### Galois Theory in Two Variables

#### Posted by David Corfield

I have just returned from attending three days of the Final Workshop of the Newton Institute *Non-Abelian Fundamental Groups in Arithmetic Geometry* Programme. I was kindly invited by Café visitor Minhyong Kim, whose lecture we discussed a while ago.

While many of talks were well beyond me, I could detect a few glimmers through the mist, and this was greatly helped by some lengthy chats with Minhyong. Out of these discussions I could also see emerge the seeds of a number of philosophy papers – but more of that another time.

After a tricky start, Mihnyong’s own talk I found one of the most approachable. It rises to a crescendo with the idea that we need a Galois theory for polynomials in two variables. Now wouldn’t that make for a wonderful Polymath project for our culture? All kinds of things we hold dear to us at the Café would be involved – nonabelian duality, nonabelian cohomology, the symmetries of pairs of rational solutions in a configuration space linked by a path… And there’s even the hope for higher-dimensional algebraic entities to play a role, as suggested back here.

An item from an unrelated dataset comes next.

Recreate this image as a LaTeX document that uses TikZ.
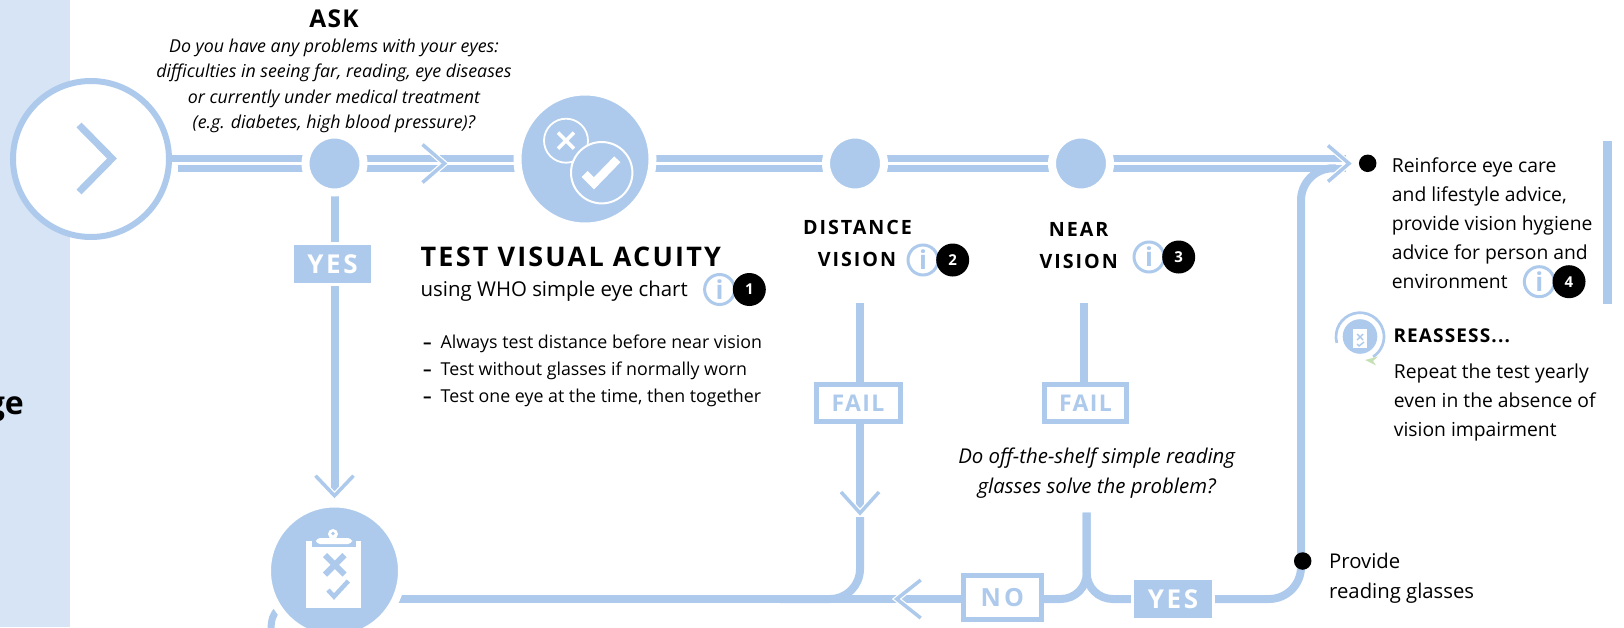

Could we entice Minhyong to lead an online project?

Posted at December 18, 2009 10:05 AM UTC
## Re: Galois Theory in Two Variables

Very kind of you to suggest this David, although I’m sure my private fantasy is hardly worth the trouble of many people.

Still, I’ll make a small attempt at demystification within a few days, after I arrive in Seoul. I’m off to Heathrow in an hour.